É, provavelmente, o mais polémico dos candidatos à liderança do CDS-PP. O fundador do TEM – Tendência Esperança em Movimento quer quebrar com a linha que o partido seguiu nos últimos 20 anos e voltar às verdadeiras questões defendidas pela democracia cristã: a restrição do divórcio unilateral, a reversão da lei do aborto, a suspensão da adoção por casais do mesmo sexo são algumas das questões que apresenta na sua moção. «Não são questões fraturantes, são questões essenciais. São temas que resultam de um modelo de sociedade que se propõe e que defendemos», defendeu numa entrevista ao SOL. 

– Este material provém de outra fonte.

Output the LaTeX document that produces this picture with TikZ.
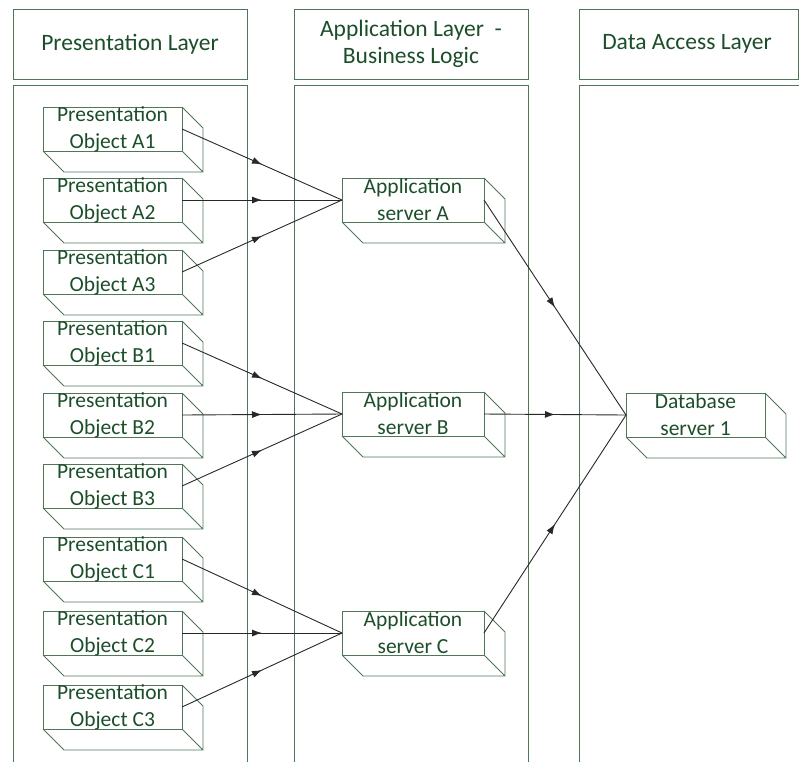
\documentclass[tikz,border=0pt]{standalone}
\usepackage{fontspec}
\setmainfont{Carlito}
\usetikzlibrary{arrows.meta,decorations.markings}

\definecolor{boxline}{RGB}{80,118,88}
\definecolor{boxtext}{RGB}{28,78,42}
\definecolor{connline}{RGB}{40,40,40}

\tikzset{
	lane/.style={draw=boxline, line width=0.9pt},
	lanetitle/.style={font=\fontsize{23.5}{27}\selectfont, text=boxtext, align=center},
	obj/.style={draw=boxline, line width=0.9pt, outer sep=0pt, inner sep=0pt,
		minimum width=139pt, minimum height=44pt},
	objtext/.style={font=\fontsize{21.5}{27}\selectfont, text=boxtext, align=center, inner sep=0pt},
	conn/.style={draw=connline, line width=0.9pt,
		decoration={markings, mark=at position 0.5 with {\arrow{Latex[length=10pt,width=7pt]}}},
		postaction={decorate}},
}

% back part of a box: the side and bottom faces
\newcommand{\boxdepth}[1]{%
	\draw[boxline, line width=0.9pt] (#1.north east) -- ++(21,21) |- ([shift={(21,21)}]#1.south west) -- (#1.south west)
		(#1.south east) -- ++(21,21);}

\begin{document}
\begin{tikzpicture}[x=1pt, y=-1pt]
	\useasboundingbox (0,0) rectangle (799,761);
	
	% lanes with their headers
	\draw[lane] (13,9) rectangle (247,79);
	\draw[lane] (13,85) rectangle (247,775);
	\draw[lane] (294,9) rectangle (528,79);
	\draw[lane] (294,85) rectangle (528,775);
	\draw[lane] (579,9) rectangle (798,79);
	\draw[lane] (579,85) rectangle (801,775);
	\node[lanetitle] (hdpres) at (130,44) {Presentation Layer};
	\node[lanetitle] (hdapp) at (411,44) {Application Layer\ \ -\\Business Logic};
	\node[lanetitle] (hddata) at (687,44) {Data Access Layer};
	
	% presentation objects
	\foreach \g/\r/\y in {A/1/107, A/2/178, A/3/250, B/1/321, B/2/393, B/3/464, C/1/537, C/2/611, C/3/685} {
		\node[obj, label={[objtext]center:Presentation\\Object \g\r}] (po\g\r) at (112.5,\y+22) {};
		\boxdepth{po\g\r}
	}
	
	% application servers
	\foreach \g/\y in {A/178, B/392, C/611} {
		\node[obj, minimum width=142pt, label={[objtext]center:Application\\server \g}] (as\g) at (413,\y+22) {};
		\boxdepth{as\g}
	}
	
	% database
	\node[obj, label={[objtext]center:Database\\server 1}] (db1) at (695.5,415) {};
	\boxdepth{db1}
	
	% connections
	\foreach \g in {A,B,C} {
		\foreach \r in {1,2,3}
			\draw[conn] (po\g\r.east) -- (as\g.west);
		\draw[conn] (as\g.east) -- (db1.west);
	}
\end{tikzpicture}
\end{document}
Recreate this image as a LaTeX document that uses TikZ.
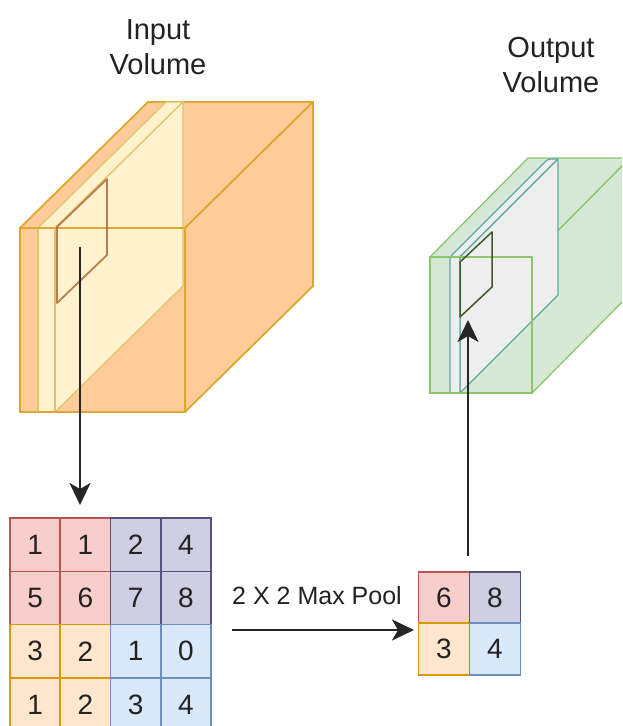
\documentclass[tikz,border=0pt]{standalone}
\usepackage{fontspec}
\setmainfont{Liberation Sans}
\usetikzlibrary{arrows.meta}
\definecolor{orFill}{RGB}{255,204,153}
\definecolor{orLine}{RGB}{222,168,48}
\definecolor{ylFill}{RGB}{255,242,204}
\definecolor{ylLine}{RGB}{222,196,110}
\definecolor{brWin}{RGB}{176,104,64}
\definecolor{gnFill}{RGB}{213,232,212}
\definecolor{gnLine}{RGB}{140,196,112}
\definecolor{gyFill}{RGB}{238,238,238}
\definecolor{tlLine}{RGB}{96,168,160}
\definecolor{dgWin}{RGB}{64,88,40}
\definecolor{rdFill}{RGB}{248,206,204}
\definecolor{rdLine}{RGB}{184,84,80}
\definecolor{puFill}{RGB}{208,206,226}
\definecolor{puLine}{RGB}{86,81,126}
\definecolor{peFill}{RGB}{255,230,204}
\definecolor{peLine}{RGB}{215,155,0}
\definecolor{blFill}{RGB}{218,232,252}
\definecolor{blLine}{RGB}{108,142,191}
\definecolor{txt}{RGB}{34,34,34}
\tikzset{
  orface/.style={fill=orFill, draw=orLine, line width=1.8pt, line join=round},
  ylface/.style={fill=ylFill, draw=ylLine, line width=1.2pt, line join=round},
  gnface/.style={fill=gnFill, draw=gnLine, line width=1.3pt, line join=round},
  gyface/.style={fill=gyFill, draw=tlLine, line width=1.2pt, line join=round},
  cell/.style={draw, line width=1.6pt, minimum width=50.25pt, minimum height=53.3pt,
    inner sep=0pt, text=txt, font=\fontsize{28}{32}\selectfont},
  pcell/.style={cell, minimum width=51pt, minimum height=51.5pt},
  qR/.style={fill=rdFill, draw=rdLine},
  qP/.style={fill=puFill, draw=puLine},
  qO/.style={fill=peFill, draw=peLine},
  qB/.style={fill=blFill, draw=blLine},
  lbl/.style={text=txt, align=center, font=\fontsize{29}{35}\selectfont},
  conn/.style={draw=black!85, line width=2.4pt,
    -{Stealth[length=22pt,width=21pt,inset=6pt]}}
}
\begin{document}
\begin{tikzpicture}[x=1pt,y=-1pt]
\useasboundingbox (0,0) rectangle (622,726);
\clip (0,0) rectangle (622,726);

% ---------- input volume: orange block ----------
\path[orface] (20,228) -- (148,102) -- (313,102) -- (185,228) -- cycle;
\path[orface] (185,228) -- (313,102) -- (313,286) -- (185,412) -- cycle;
\path[orface] (20,228) rectangle (185,412);
% thin light slice inside the block
\path[ylface] (38,228) -- (166,102) -- (183,102) -- (55,228) -- cycle;
\path[ylface] (55,228) -- (183,102) -- (183,286) -- (55,412) -- cycle;
\path[ylface] (38,228) rectangle (55,412);
% front outline of the block on top
\draw[orLine, line width=1.8pt] (20,228) rectangle (185,412);
% filter window
\draw[brWin, line width=1.8pt, line join=round, opacity=0.85]
  (57,227) -- (107,179) -- (107,255) -- (57,303) -- cycle;

% ---------- output volume: green block ----------
\path[gnface] (430,257) -- (528,158) -- (630,158) -- (532,257) -- cycle;
\path[gnface] (532,257) -- (630,158) -- (630,294) -- (532,393) -- cycle;
\path[gnface] (430,257) rectangle (532,393);
% grey slice inside the block
\path[gyface, rounded corners=2pt] (450,257) -- (548,159) -- (558,159) -- (460,257) -- cycle;
\path[gyface] (460,257) -- (558,159) -- (558,295) -- (460,393) -- cycle;
\path[gyface, rounded corners=2pt] (450,257) rectangle (460,393);
\draw[gnLine, line width=1.3pt] (430,257) rectangle (532,393);
% output window
\draw[dgWin, line width=1.5pt, line join=round]
  (460,262) -- (492,232) -- (492,287) -- (460,317) -- cycle;

% ---------- titles ----------
\node[lbl] (inLbl) at (158,47.5) {Input\\Volume};
\node[lbl] (outLbl) at (551,65.5) {Output\\Volume};

% ---------- 4x4 input patch ----------
\node[cell,qR] (c11) at (35.1,544.7) {1};
\node[cell,qR] (c12) at (85.4,544.7) {1};
\node[cell,qR] (c21) at (35.1,598.0) {5};
\node[cell,qR] (c22) at (85.4,598.0) {6};
\node[cell,qP] (c13) at (135.6,544.7) {2};
\node[cell,qP] (c14) at (185.9,544.7) {4};
\node[cell,qP] (c23) at (135.6,598.0) {7};
\node[cell,qP] (c24) at (185.9,598.0) {8};
\node[cell,qO] (c31) at (35.1,651.3) {3};
\node[cell,qO] (c32) at (85.4,651.3) {2};
\node[cell,qO] (c41) at (35.1,704.6) {1};
\node[cell,qO] (c42) at (85.4,704.6) {2};
\node[cell,qB] (c33) at (135.6,651.3) {1};
\node[cell,qB] (c34) at (185.9,651.3) {0};
\node[cell,qB] (c43) at (135.6,704.6) {3};
\node[cell,qB] (c44) at (185.9,704.6) {4};

% ---------- 2x2 pooled result ----------
\node[pcell,qR] (p11) at (444,597.5) {6};
\node[pcell,qP] (p12) at (495,597.5) {8};
\node[pcell,qO] (p21) at (444,649) {3};
\node[pcell,qB] (p22) at (495,649) {4};

% ---------- connectors ----------
\coordinate (winIn) at (80,247);
\coordinate (patchTop) at (80,505);
\draw[conn] (winIn) -- (patchTop);

\node[text=txt, font=\fontsize{25}{30}\selectfont] (mpLbl) at (317,596) {2 X 2 Max Pool};
\coordinate (mpS) at (232,630);
\coordinate (mpE) at (414,630);
\draw[conn] (mpS) -- (mpE);

\coordinate (poolTop) at (468,556);
\coordinate (outWin) at (468,320);
\draw[conn] (poolTop) -- (outWin);
\end{tikzpicture}
\end{document}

O psicólogo acredita que, para retomar a sua identidade, o CDS-PP tem de assumir as bandeiras certas e não ter medo de se expor enquanto partido de direita. «Não podemos ser um projeto credível de poder, sem antes sermos um projeto credível de defesa de ideias, causas, valores e princípios. É preciso afirmar um CDS de direita, sem complexos, afirmativo e convicto», afirma.

Carlos Meira – O Outsider

Até à derrota desastrosa do CDS-PP nas legislativas do ano passado, poucos eram os que tinham ouvido falar em Carlos Meira. Mas a sua ligação à política já vem de trás: além de ter sido presidente da concelhia do CDS-PP de Viana doCastelo, é neto de um antigo deputado da UniãoNacional, como fez questão de frisar no último congresso do partido. Defende que o CDS-PP não deve funcionar apenas no Largo do Caldas e assume-se como o candidato que defende os interesses dos militantes que vivem e trabalham no interior do país. 
Durante a campanha, foi autor das intervenções mais efusivas, pedindo «baldes de lixívia» para limpar a sede do partido e acusando quem lá está de ter levado o CDS à bancarrota.  No entanto, foi o único candidato a assumir que está disponível para alianças neste congresso: «Posso confirmar que almocei com o Francisco Rodrigues dos Santos e o Filipe Lobo d’Ávila. Fiz uma tentativa de nos unirmos os três para ganharmos ao João Almeida. Posso confirmar que poderemos, no congresso, tentar essa união para conseguirmos ganhar e lutarmos contra o sistema», disse à Lusa.